> [RECORDED DATA]:
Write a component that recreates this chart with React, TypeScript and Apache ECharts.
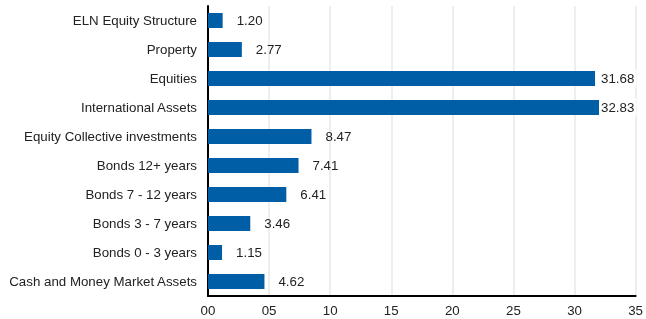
import React, { useEffect, useRef } from "react";
import * as echarts from "echarts";

const categories = [
  "ELN Equity Structure",
  "Property",
  "Equities",
  "International Assets",
  "Equity Collective investments",
  "Bonds 12+ years",
  "Bonds 7 - 12 years",
  "Bonds 3 - 7 years",
  "Bonds 0 - 3 years",
  "Cash and Money Market Assets",
];
const values = [1.2, 2.77, 31.68, 32.83, 8.47, 7.41, 6.41, 3.46, 1.15, 4.62];

const FONT = "Liberation Sans, Arial, sans-serif";

export default function App() {
  const ref = useRef<HTMLDivElement>(null);
  useEffect(() => {
    if (!ref.current) return;
    const chart = echarts.init(ref.current, undefined, { renderer: "svg" });
    chart.setOption({
      animation: false,
      grid: { left: 208, right: 8, top: 6, bottom: 23, containLabel: false },
      xAxis: {
        type: "value",
        min: 0,
        max: 35,
        interval: 5,
        axisLine: { show: true, lineStyle: { color: "#000", width: 2 } },
        axisTick: { show: false },
        splitLine: { show: true, lineStyle: { color: "#e8e8e8", width: 1.5 } },
        axisLabel: {
          color: "#222",
          fontFamily: FONT,
          fontSize: 13.3,
          margin: 8,
          formatter: (v: number) => (v < 10 ? "0" + v : String(v)),
        },
      },
      yAxis: {
        type: "category",
        data: categories,
        inverse: true,
        axisLine: { show: true, lineStyle: { color: "#000", width: 2 } },
        axisTick: { show: false },
        splitLine: { show: false },
        axisLabel: {
          color: "#222",
          fontFamily: FONT,
          fontSize: 13.3,
          margin: 11,
        },
      },
      series: [
        {
          type: "bar",
          barWidth: 15,
          itemStyle: { color: "#005ea6" },
          z: 2,
          data: values.map((v) => ({
            value: v,
            label:
              v > 30
                ? {
                    position: [391, "50%"],
                    align: "left",
                    verticalAlign: "middle",
                    backgroundColor: "#fff",
                    padding: [3, 2, 2, 2],
                  }
                : { distance: 14 },
          })),
          label: {
            show: true,
            position: "right",
            color: "#222",
            fontFamily: FONT,
            fontSize: 13.3,
            formatter: (p: any) => p.value.toFixed(2),
          },
        },
      ],
    });
    return () => chart.dispose();
  }, []);
  return (
    <div
      ref={ref}
      style={{ position: "fixed", left: 0, top: 0, width: 646, height: 319 }}
    />
  );
}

> [GIVEN TASK]:
Reproduce all of the material above word for word. Omit the pictures.

> [TASK OUTPUT]:
Write a component that recreates this chart with React, TypeScript and Apache ECharts.
import React, { useEffect, useRef } from "react";
import * as echarts from "echarts";

const categories = [
  "ELN Equity Structure",
  "Property",
  "Equities",
  "International Assets",
  "Equity Collective investments",
  "Bonds 12+ years",
  "Bonds 7 - 12 years",
  "Bonds 3 - 7 years",
  "Bonds 0 - 3 years",
  "Cash and Money Market Assets",
];
const values = [1.2, 2.77, 31.68, 32.83, 8.47, 7.41, 6.41, 3.46, 1.15, 4.62];

const FONT = "Liberation Sans, Arial, sans-serif";

export default function App() {
  const ref = useRef<HTMLDivElement>(null);
  useEffect(() => {
    if (!ref.current) return;
    const chart = echarts.init(ref.current, undefined, { renderer: "svg" });
    chart.setOption({
      animation: false,
      grid: { left: 208, right: 8, top: 6, bottom: 23, containLabel: false },
      xAxis: {
        type: "value",
        min: 0,
        max: 35,
        interval: 5,
        axisLine: { show: true, lineStyle: { color: "#000", width: 2 } },
        axisTick: { show: false },
        splitLine: { show: true, lineStyle: { color: "#e8e8e8", width: 1.5 } },
        axisLabel: {
          color: "#222",
          fontFamily: FONT,
          fontSize: 13.3,
          margin: 8,
          formatter: (v: number) => (v < 10 ? "0" + v : String(v)),
        },
      },
      yAxis: {
        type: "category",
        data: categories,
        inverse: true,
        axisLine: { show: true, lineStyle: { color: "#000", width: 2 } },
        axisTick: { show: false },
        splitLine: { show: false },
        axisLabel: {
          color: "#222",
          fontFamily: FONT,
          fontSize: 13.3,
          margin: 11,
        },
      },
      series: [
        {
          type: "bar",
          barWidth: 15,
          itemStyle: { color: "#005ea6" },
          z: 2,
          data: values.map((v) => ({
            value: v,
            label:
              v > 30
                ? {
                    position: [391, "50%"],
                    align: "left",
                    verticalAlign: "middle",
                    backgroundColor: "#fff",
                    padding: [3, 2, 2, 2],
                  }
                : { distance: 14 },
          })),
          label: {
            show: true,
            position: "right",
            color: "#222",
            fontFamily: FONT,
            fontSize: 13.3,
            formatter: (p: any) => p.value.toFixed(2),
          },
        },
      ],
    });
    return () => chart.dispose();
  }, []);
  return (
    <div
      ref={ref}
      style={{ position: "fixed", left: 0, top: 0, width: 646, height: 319 }}
    />
  );
}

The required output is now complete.